Aus allen diesen Gründen ist der subsidiäre Einsatz der Bundeswehr zur Unterstützung der Polizei und damit zur Sicherung (auch) der inneren Sicherheit gegenüber terroristischen Angriffen ebenso tatsächlich wie verfassungsrechtlich als statthaft zu erkennen und entsprechend vorzubereiten. Dies sollte dann allerdings unter dem Oberbefehl entweder des Verteidigungsministers oder des Bundeskanzlers geschehen.
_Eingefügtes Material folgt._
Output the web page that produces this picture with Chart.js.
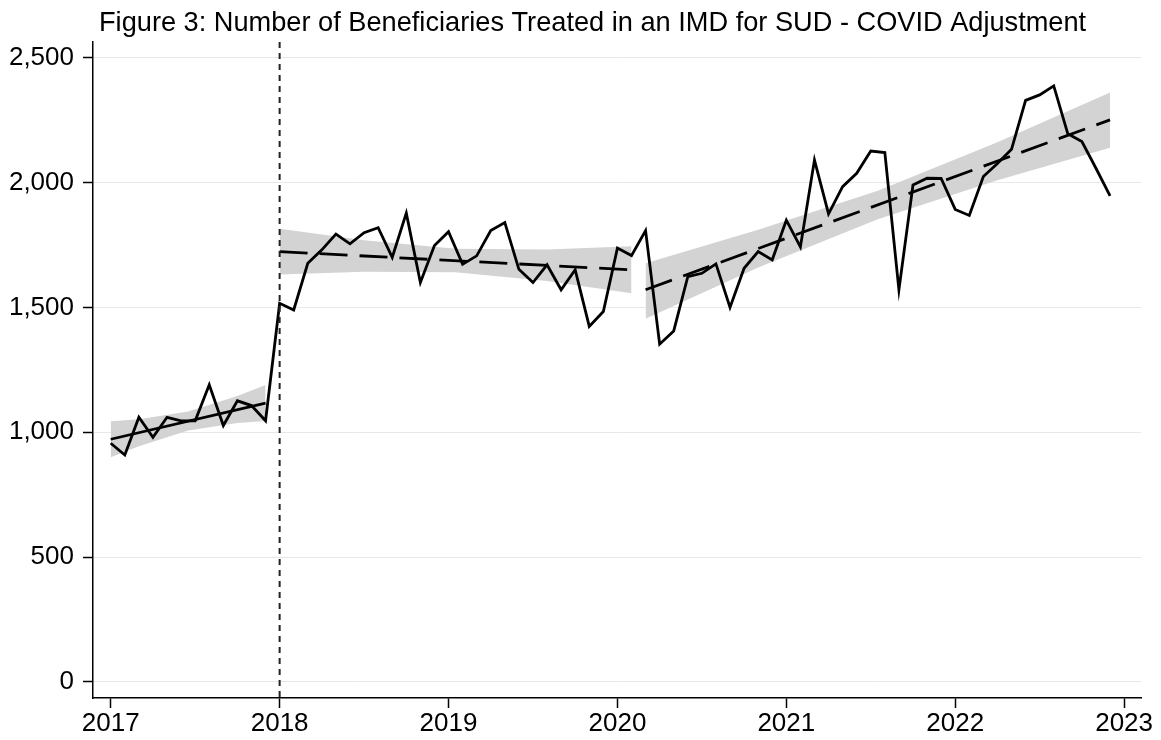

Zu Letzterem bedürfte es freilich einer entsprechenden Verfassungsänderung. Aus Gründen der Rechtsklarheit sollte auch darüber hinaus an eine Verfassungsänderung dahingehend gedacht werden, dass in Artikel 35 Absatz 2 und 3 GG auch ausdrücklich die Möglichkeit genannt wird, die Bundeswehr im Falle schwerwiegender terroristischer Gefahren oder Angriffe zur Unterstützung der Polizei im Wege der Amtshilfe einzusetzen. Eine solche Verfassungsänderung tut in der Sache not und sollte möglichst rasch erfolgen.
Rupert Scholtz, geboren 1937 in Berlin, Staatsrechtler, von 1988 bis 1989 Bundesminister der Verteidigung.